Monday ~ Cilantro Lime Shrimp with black bean and corn salad.  I’ll be using canned beans and corn for this recipe.

Tuesday ~ Turkey and gravy in the crockpot served with mashed potatoes and the remainder of my fresh peas from the co-op.  Kroger had Honeysuckle marinated turkey breasts on sale last week, buy-one-get-one-free.  I froze one of them for later.  I’ll toss the turkey breasts in the crock pot with a jar of gravy for an easy meal.

Wednesday ~ Roasted Salmon with sesame garlic roasted asparagus.  I make garlic roasted asparagus quite a bit, but never with sesame seeds, so I’m going to give it a try this week.

Thursday ~ BBQ chicken with parmesan potatoes and cauliflower with cheese.

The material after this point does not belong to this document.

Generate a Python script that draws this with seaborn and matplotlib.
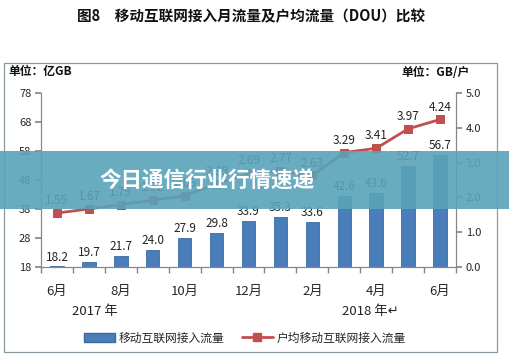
import matplotlib
matplotlib.use("Agg")
import matplotlib.pyplot as plt
import matplotlib.patches as mpatches
from matplotlib.lines import Line2D
import seaborn as sns
import numpy as np
import pandas as pd

months = ["6月", "7月", "8月", "9月", "10月", "11月", "12月",
          "1月", "2月", "3月", "4月", "5月", "6月"]
traffic = [18.2, 19.7, 21.7, 24.0, 27.9, 29.8, 33.9, 35.3, 33.6, 42.6, 43.6, 52.7, 56.7]
dou = [1.55, 1.67, 1.79, 1.92, 2.05, 2.39, 2.69, 2.77, 2.63, 3.29, 3.41, 3.97, 4.24]
shown_labels = ["6月", "", "8月", "", "10月", "", "12月", "", "2月", "", "4月", "", "6月"]
left_ticks = [18, 28, 38, 48, 58, 68, 78]
right_ticks = [0.0, 1.0, 2.0, 3.0, 4.0, 5.0]

sns.set_theme(style="white")
plt.rcParams['font.family'] = ['Noto Sans CJK SC', 'DejaVu Sans']

BLUE = "#4a7ebb"
RED = "#c0504d"
GRAY = "#868686"

fig = plt.figure(figsize=(5.10, 3.61), dpi=100)
ax = fig.add_axes([41/510, 1-267/361, (456-41)/510, (267-93)/361])

df = pd.DataFrame({"idx": np.arange(len(months)), "traffic": traffic, "dou": dou})
sns.barplot(data=df, x="idx", y="traffic", color=BLUE, width=0.42,
            edgecolor="#3a6aa0", linewidth=0.6, ax=ax, saturation=1)
ax.set_ylim(18, 78)
ax.set_xlim(-0.5, len(months) - 0.5)
ax.set_yticks(left_ticks)
ax.set_yticklabels([str(t) for t in left_ticks], fontsize=8)
ax.set_xticks(np.arange(len(months)))
ax.set_xticklabels(shown_labels, fontsize=9.5)
ax.set_xticks(np.arange(len(months) + 1) - 0.5, minor=True)
ax.tick_params(axis="x", which="major", length=0, pad=13)
ax.tick_params(axis="x", which="minor", length=4, color=GRAY, direction="out", bottom=True)
ax.tick_params(axis="y", length=4, color=GRAY, direction="out", left=True, pad=3)
ax.set_xlabel("")
ax.set_ylabel("")
ax.spines["top"].set_visible(False)
for s in ["left", "bottom", "right"]:
    ax.spines[s].set_color(GRAY)
    ax.spines[s].set_linewidth(0.8)

for i, v in enumerate(traffic):
    ax.text(i, v + 1.0, f"{v:.1f}", ha="center", va="bottom", fontsize=8.5, color="#222222")

ax2 = ax.twinx()
sns.lineplot(data=df, x="idx", y="dou", color=RED, marker="s", markersize=6,
             linewidth=2, markeredgecolor=RED, ax=ax2)
ax2.set_ylim(0, 5.0)
ax2.set_yticks(right_ticks)
ax2.set_yticklabels([f"{t:.1f}" for t in right_ticks], fontsize=8)
ax2.tick_params(axis="y", length=4, color=GRAY, direction="out", right=True, pad=3)
ax2.set_ylabel("")
ax2.set_xlabel("")
ax2.spines["top"].set_visible(False)
for s in ["left", "bottom", "right"]:
    ax2.spines[s].set_color(GRAY)
    ax2.spines[s].set_linewidth(0.8)
ax2.set_xlim(-0.5, len(months) - 0.5)
for i, v in enumerate(dou):
    ax2.text(i, v + 0.17, f"{v:.2f}", ha="center", va="bottom", fontsize=8.5, color="#222222")

# year labels
fig.text(95/510, 1-311/361, "2017 年", ha="center", va="center", fontsize=9.5, color="#222222")
fig.text(370/510, 1-311/361, "2018 年↵", ha="center", va="center", fontsize=9.5, color="#222222")

# legend
handles = [mpatches.Patch(facecolor=BLUE, edgecolor="#3a6aa0"),
           Line2D([0], [0], color=RED, lw=2, marker="s", markersize=6)]
fig.legend(handles, ["移动互联网接入流量", "户均移动互联网接入流量"],
           loc="center", bbox_to_anchor=(245/510, 1-338/361), ncol=2, frameon=False,
           fontsize=8.5, handlelength=2.6, columnspacing=1.5, handletextpad=0.3)

# title and units
fig.text(251/510, 1-16/361, "图8　移动互联网接入月流量及户均流量（DOU）比较",
         ha="center", va="center", fontsize=10.5, fontweight="bold", color="#111111")
fig.text(8/510, 1-72/361, "单位：亿GB", ha="left", va="center", fontsize=8.5,
         fontweight="bold", color="#111111")
fig.text(470/510, 1-72/361, "单位：GB/户", ha="right", va="center", fontsize=8.5,
         fontweight="bold", color="#111111")

# frame box
fig.patches.append(mpatches.Rectangle((4/510, 1-352/361), (497-4)/510, (352-63)/361,
                                      transform=fig.transFigure, fill=False,
                                      edgecolor="#8a9aa0", linewidth=0.9, zorder=0))

# overlay banner
fig.patches.append(mpatches.Rectangle((0, 1-209/361), 1, (209-151)/361,
                                      transform=fig.transFigure, facecolor="#5aa3b8",
                                      alpha=0.9, edgecolor="none", zorder=10))
fig.text(207/510, 1-181/361, "今日通信行业行情速递", ha="center", va="center",
         fontsize=15.5, fontweight="bold", color="white", zorder=11)

fig.savefig("out.png", dpi=100)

Friday ~ Breakfast for dinner!  I’m making my broccoli cheddar frittata with hash browns and some fresh fruit.

Saturday ~ Sometimes I make my Spinach & Artichoke dip with two cans of chicken in it and call it a meal!  My hubby LOVES it.

Sunday ~ Foil packets on the grill with chicken, mushrooms, diced tomatoes, onions, and asparagus.

 

Spinach & Artichoke Dip

  • One 12-ounce jar of marinated artichoke hearts, drained and chopped
  • One 10-ounce box of frozen chopped spinach, thawed and drained
  • ½ cup of reduced-fat cream cheese
  • ¾ cup of reduced-fat sour cream
  • 1 cup of shredded cheddar cheese
  • Pita chips or tortilla chips for dipping

 

Preheat oven to 400 degrees.  Make sure that spinach is thoroughly drained of excess water.  (I do this by putting it in a colander and pressing paper towels down on it to remove as much water as possible.)  Mix all ingredients (except chips) until well blended in a bowl.  Spread into a small oven-safe baking dish.  Bake 20 – 25 minutes, or until the top begins to turn golden and bubble.  Serve warm with chips.  (If you are unable to find marinated artichoke hearts, you can use a can of artichokes drained, and add a tablespoon of Italian dressing.)